Back away. Srsly.

Photo emitting the “please leave me alone, for God’s sakes” vibe. Source: Hal Trachtenberg via Flickr.com.

I’m coming down with a cold. And I’ve got an unusually high work load this week. So when I came home from work, I took some Theraflu and laid down for a nap before I tackled the work I brought home with me.

I eventually got up and slogged to the kitchen to reheat some dinner, and all I wanted to do was have a few minutes to wake up and listen to YouTube while I eat my meal. My husband ate hours earlier.

But so far, he has pulled me in for a long hug I clearly didn’t want while I’m trying to take my food to the table. He’s also dug around in the ice tray, dropped dishes, interrupted me multiple times to ask if I need anything, and generally done everything except blink like a traffic light to get attention.

I get that he is incapable of being direct and asking for attention. I get that he’s not making an unreasonable request in wanting my attention. But Jesus Christ, can he be a little less annoying? I don’t pester him when he’s sick, tired and busy.

This isn’t him “showing me that he cares.” How it comes across to me is that he believes his clingy emotional needs are more important than the fact that I am functionally threadbare today and don’t have another molecule of energy left in me.
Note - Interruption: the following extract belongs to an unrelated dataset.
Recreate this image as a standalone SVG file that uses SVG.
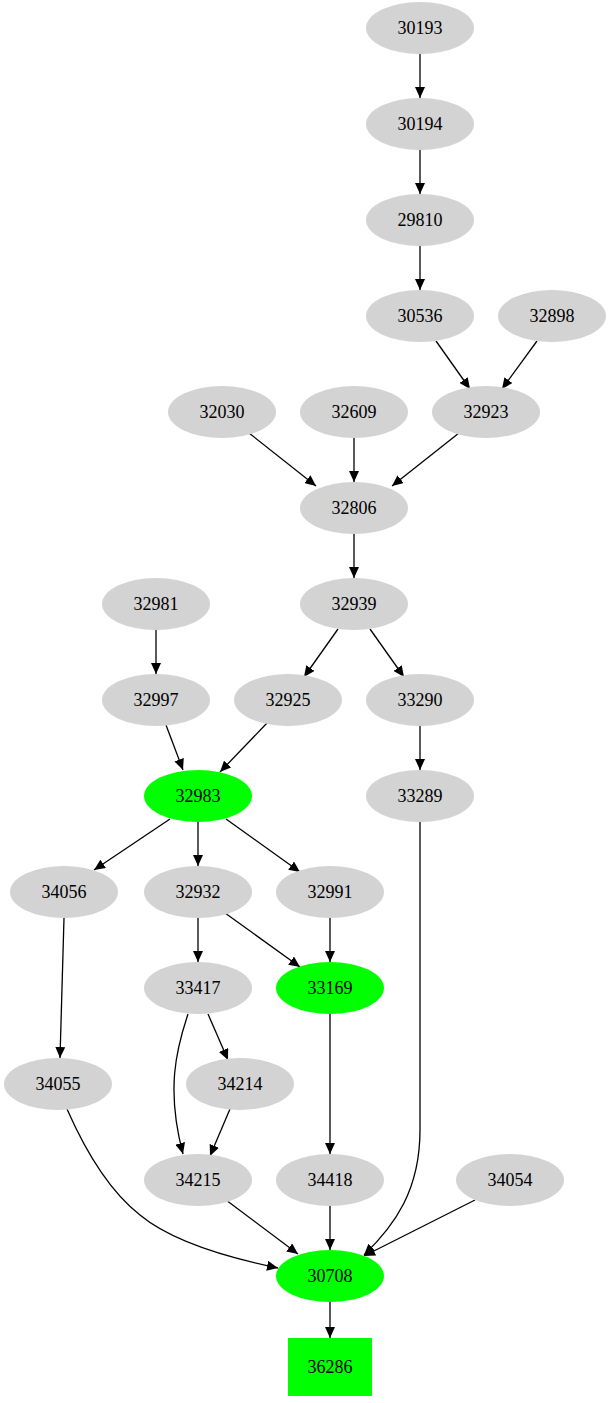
<svg xmlns="http://www.w3.org/2000/svg" width="611" height="1403" viewBox="0 0 611 1403">
<style>
.n ellipse{fill:#d3d3d3}
.g ellipse,.g rect{fill:#00ff00}
text{font-family:"Liberation Serif",serif;font-size:18px;text-anchor:middle;dominant-baseline:central;fill:#000}
#edges path{fill:none;stroke:#000;stroke-width:1.3;marker-end:url(#a)}
</style>
<defs><marker id="a" markerUnits="userSpaceOnUse" markerWidth="12" markerHeight="10" refX="11" refY="5" orient="auto"><path d="M0,0L11,5L0,10z" fill="#000"/></marker></defs>
<rect width="611" height="1403" fill="#fff"/>
<g id="edges">
<path d="M420,54L420,98"/><path d="M420,150L420,194"/><path d="M420,246L420,290"/>
<path d="M436,341L470,389"/><path d="M537,341L502,389"/>
<path d="M249,433L316,486"/><path d="M354,438L354,482"/><path d="M459,433L392,486"/>
<path d="M354,534L354,578"/><path d="M338,629L304,677"/><path d="M370,629L404,677"/>
<path d="M156,630L156,674"/><path d="M166,725L183,770"/><path d="M268,722L220,772"/>
<path d="M170,819L94,870"/><path d="M198,822L198,866"/><path d="M226,819L300,872"/>
<path d="M420,726L420,770"/><path d="M198,918L198,962"/><path d="M225,913L300,967"/>
<path d="M330,918L330,962"/><path d="M64,918L60,1058"/><path d="M208,1014L228,1060"/>
<path d="M188,1014C176,1050 166,1090 183,1154"/><path d="M230,1109L210,1156"/>
<path d="M330,1014L330,1154"/>
<path d="M67,1109C85,1150 108,1190 140,1215C170,1240 220,1256 278,1268"/>
<path d="M226,1200L298,1254"/><path d="M330,1206L330,1250"/><path d="M475,1200L364,1256"/>
<path d="M420,822L420,1130C420,1190 395,1225 364,1255"/>
<path d="M330,1302L330,1338"/>
</g>
<g id="n30193" class="n"><ellipse cx="420" cy="28" rx="54" ry="26"/><text x="420" y="28">30193</text></g>
<g id="n30194" class="n"><ellipse cx="420" cy="124" rx="54" ry="26"/><text x="420" y="124">30194</text></g>
<g id="n29810" class="n"><ellipse cx="420" cy="220" rx="54" ry="26"/><text x="420" y="220">29810</text></g>
<g id="n30536" class="n"><ellipse cx="420" cy="316" rx="54" ry="26"/><text x="420" y="316">30536</text></g>
<g id="n32898" class="n"><ellipse cx="552" cy="316" rx="54" ry="26"/><text x="552" y="316">32898</text></g>
<g id="n32030" class="n"><ellipse cx="222" cy="412" rx="54" ry="26"/><text x="222" y="412">32030</text></g>
<g id="n32609" class="n"><ellipse cx="354" cy="412" rx="54" ry="26"/><text x="354" y="412">32609</text></g>
<g id="n32923" class="n"><ellipse cx="486" cy="412" rx="54" ry="26"/><text x="486" y="412">32923</text></g>
<g id="n32806" class="n"><ellipse cx="354" cy="508" rx="54" ry="26"/><text x="354" y="508">32806</text></g>
<g id="n32981" class="n"><ellipse cx="156" cy="604" rx="54" ry="26"/><text x="156" y="604">32981</text></g>
<g id="n32939" class="n"><ellipse cx="354" cy="604" rx="54" ry="26"/><text x="354" y="604">32939</text></g>
<g id="n32997" class="n"><ellipse cx="156" cy="700" rx="54" ry="26"/><text x="156" y="700">32997</text></g>
<g id="n32925" class="n"><ellipse cx="288" cy="700" rx="54" ry="26"/><text x="288" y="700">32925</text></g>
<g id="n33290" class="n"><ellipse cx="420" cy="700" rx="54" ry="26"/><text x="420" y="700">33290</text></g>
<g id="n32983" class="g"><ellipse cx="198" cy="796" rx="54" ry="26"/><text x="198" y="796">32983</text></g>
<g id="n33289" class="n"><ellipse cx="420" cy="796" rx="54" ry="26"/><text x="420" y="796">33289</text></g>
<g id="n34056" class="n"><ellipse cx="64" cy="892" rx="54" ry="26"/><text x="64" y="892">34056</text></g>
<g id="n32932" class="n"><ellipse cx="198" cy="892" rx="54" ry="26"/><text x="198" y="892">32932</text></g>
<g id="n32991" class="n"><ellipse cx="330" cy="892" rx="54" ry="26"/><text x="330" y="892">32991</text></g>
<g id="n33417" class="n"><ellipse cx="198" cy="988" rx="54" ry="26"/><text x="198" y="988">33417</text></g>
<g id="n33169" class="g"><ellipse cx="330" cy="988" rx="54" ry="26"/><text x="330" y="988">33169</text></g>
<g id="n34055" class="n"><ellipse cx="58" cy="1084" rx="54" ry="26"/><text x="58" y="1084">34055</text></g>
<g id="n34214" class="n"><ellipse cx="240" cy="1084" rx="54" ry="26"/><text x="240" y="1084">34214</text></g>
<g id="n34215" class="n"><ellipse cx="198" cy="1180" rx="54" ry="26"/><text x="198" y="1180">34215</text></g>
<g id="n34418" class="n"><ellipse cx="330" cy="1180" rx="54" ry="26"/><text x="330" y="1180">34418</text></g>
<g id="n34054" class="n"><ellipse cx="510" cy="1180" rx="54" ry="26"/><text x="510" y="1180">34054</text></g>
<g id="n30708" class="g"><ellipse cx="330" cy="1276" rx="54" ry="26"/><text x="330" y="1276">30708</text></g>
<g id="n36286" class="g"><rect x="288" y="1338" width="84" height="58"/><text x="330" y="1367">36286</text></g>
</svg>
I wish I knew a way to ask for some alone time in a way that doesn’t have him retreating, emotionally wounded and sulking, away from me. It would be nice to be able to just say, “I’m sorry, I don’t have much left in my tank today. If I were a car, I’d be running on fumes alone. Can you just leave me alone until tomorrow when I hope to be feeling better again and am less busy?”
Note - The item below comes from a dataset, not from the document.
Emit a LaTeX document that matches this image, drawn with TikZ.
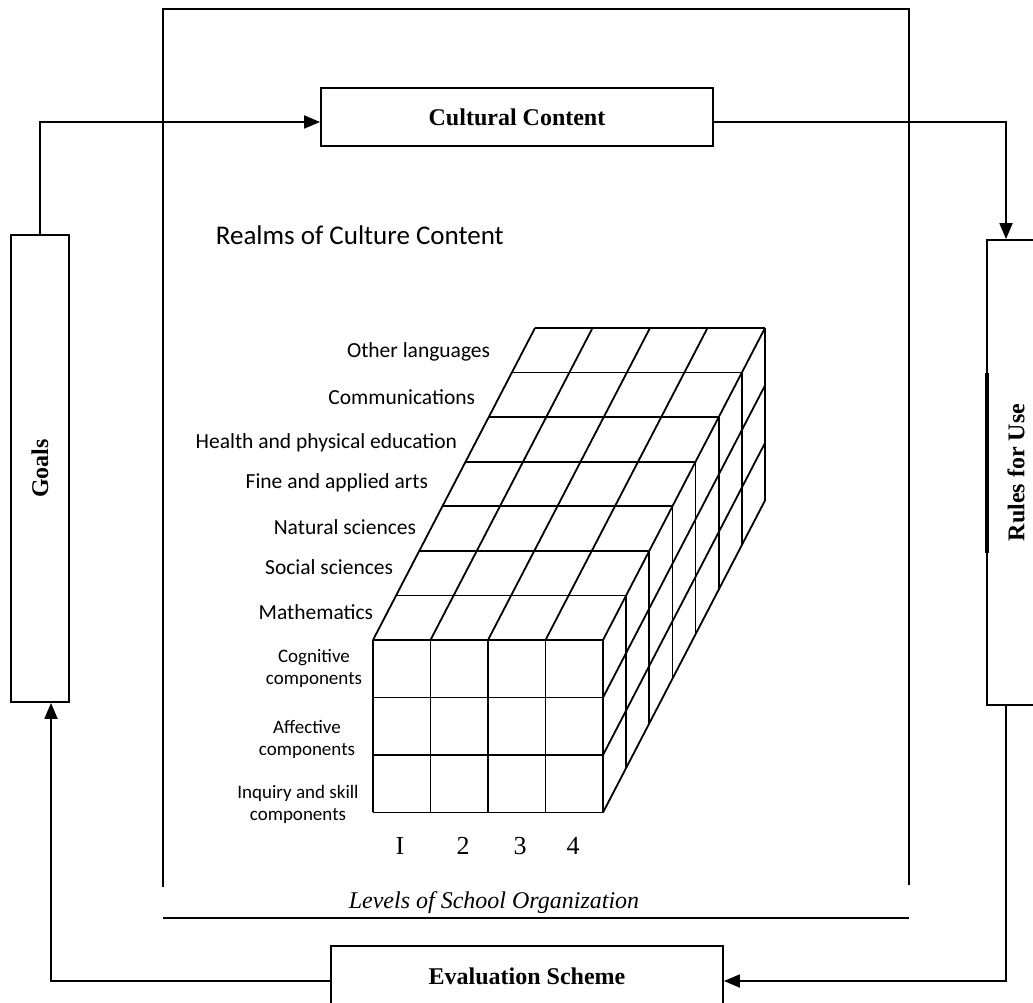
\documentclass[tikz,border=0pt]{standalone}
\usepackage{fontspec}
\usepackage{graphicx}
\setmainfont{Liberation Serif}
\newfontfamily\calibri{Carlito}
\usetikzlibrary{arrows.meta}

\tikzset{
	box/.style={draw, line width=1.8pt, inner sep=0pt, font=\fontsize{24}{28}\selectfont\bfseries},
	flow/.style={line width=1.8pt, -{Triangle[length=16pt,width=13pt]}},
	realm/.style={anchor=east, inner sep=0pt, font=\calibri\fontsize{21.5}{24}\selectfont},
	comp/.style={align=center, inner sep=0pt, font=\calibri\fontsize{19}{22}\selectfont},
	level/.style={inner sep=0pt, font=\fontsize{26}{28}\selectfont},
}

\begin{document}
\begin{tikzpicture}[x=1pt,y=-1pt,line width=1.8pt]
	\useasboundingbox (0,0) rectangle (1033,1003);

	% frame round the cube
	\draw (163,887) -- (163,9) -- (909,9) -- (909,885);
	\draw (163,918) -- (909,918);
	\node[inner sep=0pt, font=\fontsize{24}{28}\selectfont\itshape] (levels) at (494,903) {Levels of School Organization};

	% the four boxes
	\node[box, minimum width=392pt, minimum height=58pt] (cultural) at (517,117) {Cultural Content};
	\node[box, minimum width=392pt, minimum height=60pt] (evaluation) at (527,976) {Evaluation Scheme};
	\node[box, minimum width=58pt, minimum height=467pt] (goals) at (40,468.5) {\rotatebox{90}{Goals}};
	\node[box, minimum width=58pt, minimum height=465pt] (rules) at (1016,472.5) {\rotatebox{90}{Rules for Use}};
	\draw[line width=3.2pt] (987,373) -- (987,553);

	% the cycle
	\draw[flow] (goals.north) |- ([yshift=-5pt]cultural.west);
	\draw[flow] ([yshift=-5pt]cultural.east) -| ([xshift=-10pt]rules.north);
	\draw[flow] ([xshift=-10pt]rules.south) |- ([yshift=-5pt]evaluation.east);
	\draw[flow] ([yshift=-5pt]evaluation.west) -| ([xshift=11pt]goals.south);

	\node[anchor=west, inner sep=0pt, font=\calibri\fontsize{27}{29}\selectfont] (realms) at (215,235) {Realms of Culture Content};

	% front face
	\foreach \i in {0,...,4}
		\draw (373+57.5*\i,640) -- (373+57.5*\i,812);
	\foreach \j in {0,...,3}
		\draw (373,640+57.5*\j) -- (603,640+57.5*\j);
	% top face
	\foreach \i in {0,...,4}
		\draw (373+57.5*\i,640) -- ++(161.98,-311.99);
	\foreach \k in {1,...,7}
		\draw (373+23.14*\k,640-44.57*\k) -- ++(230,0);
	% side face
	\foreach \k in {1,...,7}
		\draw (603+23.14*\k,640-44.57*\k) -- ++(0,172.5);
	\foreach \j in {1,...,3}
		\draw (603,640+57.5*\j) -- ++(161.98,-311.99);

	% realms
	\node[realm] (lang) at (491,352) {Other languages};
	\node[realm] (comm) at (476,397) {Communications};
	\node[realm] (health) at (458,443) {Health and physical education};
	\node[realm] (arts) at (429,483) {Fine and applied arts};
	\node[realm] (nat) at (417,527) {Natural sciences};
	\node[realm] (soc) at (394,567) {Social sciences};
	\node[realm] (math) at (374,612) {Mathematics};

	% components
	\node[comp] (cog) at (314,668) {Cognitive\\components};
	\node[comp] (aff) at (307,739) {Affective\\components};
	\node[comp] (inq) at (298,804.5) {Inquiry and skill\\components};

	% levels
	\node[level] (l1) at (400,846) {I};
	\node[level] (l2) at (463,846) {2};
	\node[level] (l3) at (520,846) {3};
	\node[level] (l4) at (573,846) {4};
\end{tikzpicture}
\end{document}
How does he NOT understand that making unnecessary noise and hovering near my elbow makes me want to scream?

But he’s all “I just want to HELP.” (This is not helping.)

  2 comments for “Back away. Srsly.

  1. Darlene
    April 2, 2020 at 10:06 PM

    Hi Effie,

    I too feel the same way about my boyfriend. We’ve been together 11 years and have 3 kids. I have 2 adult kids as well. I found your website while asking Google some important questions. After reading some of your posts here I can say I can relate. I’m currently at my daughters for the night because I couldn’t stand how I was treated today by my boyfriend. Normally I call him my husband, however we’re not married. I’m indecisive about what seems to be the same reasons you have. Anyway just reaching out to you. I hope all has been well.

    • Effie
      April 7, 2020 at 8:51 AM

      Thank you, Darlene. I’m sorry that you’re having to navigate these seas too. Sometimes I feel like I have an invisible problem — or that I AM the problem. I find it confusing to sort out.

      Truth be told, my husband could make a good case for himself as a loving husband who treats me with tender loving care. Need someone to run to the store to pick up Tylenol? Want to have supper cooked for you and the dishes done? Sure. So when he says or does something hurtful, dismissive, derogatory or patronizing, I feel like I should weigh it: “Is this really worth getting upset about? Does it really matter? Am I reading too much into this?”

      But when I’m in a more self-caring mode, I tell myself, “Yes, it’s worth saying something. And I can show him healthy boundaries. Shitty behavior isn’t okay even when it’s “balanced” by nice behavior.”

      I try to honor my gut feeling of “This is definitely not okay.” Even when he rolls his eyes at my pushback.

      Peace to you. I hope you find your safe path.